# Service und Support > Hilfe und FAQ >  Forumansicht

## Hans (GL)

> ...(* = Im Übrigen auch interessant: Viele Teilnehmer schreiben immer "wie oben beschrieben wurde ..." -Ich habe das Forum beispielsweise so eingestellt, dass "unten" beschrieben wurde, weil oben die neuesten Beiträge rangieren ...
>  -Aber das nur am Rande)...



Vermutlich ist damit die in der Forumhilfe angegebene Formulierung gemeint:

    "Linear- Neueste Beiträge zuerst." 

Nur, bei mir ist diese Auswahl nicht gegeben. 
Meine Auswahlmöglichkeiten im Menü Ansicht sind:
- Zur Linear-Darstellung wechseln
- Hybrid Darstellung
- Zur Baum-Darstellung wechseln

Wie kann diese Auswahlmöglichkeit angesteuert werden? 

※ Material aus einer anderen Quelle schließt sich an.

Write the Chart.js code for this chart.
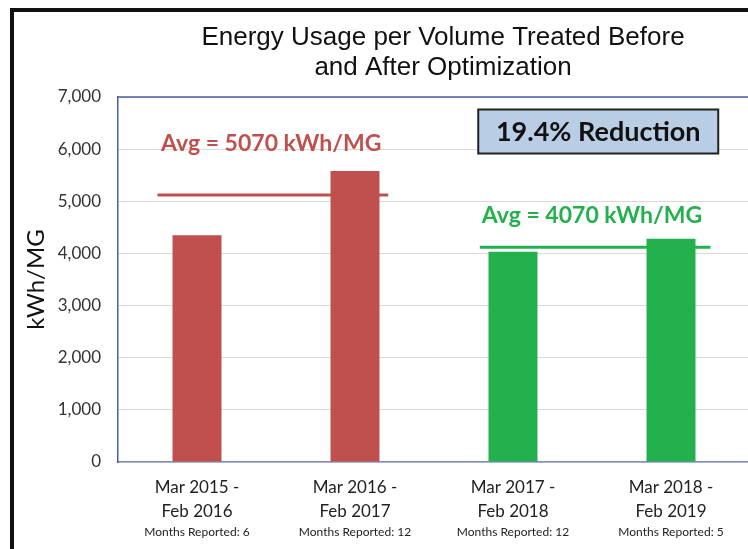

Vielen Dank für die Hilfe. 

Mit freundlichem Gruß 

Hans

----------


## Anonymous1

> Vermutlich ist damit die in der Forumhilfe angegebene Formulierung gemeint:
> 
>     "Linear- Neueste Beiträge zuerst." 
> 
> Nur, bei mir ist diese Auswahl nicht gegeben. 
> Meine Auswahlmöglichkeiten im Menü Ansicht sind:
> - Zur Linear-Darstellung wechseln
> - Hybrid Darstellung
> - Zur Baum-Darstellung wechseln
> ...


Hallo Hans,

im => Kontrollzentrum
findest Du unter => Einstellungen
das Feld => Anzeige von Themen
und hier die Einstellungsmöglichkeit => Themenanzeigeart

Hier kannst Du u.a. wählen, => Linear neueste Beiträge zuerst
oder => Linear älteste Beiträge zuerst.

Ich hoffe, dass dieses die Antwort auf Deine Frage ist.

Gruß Dieter

----------


## Hans (GL)

Danke Dieter

für die schnelle und gut beschriebene Antwort.

Hans

----------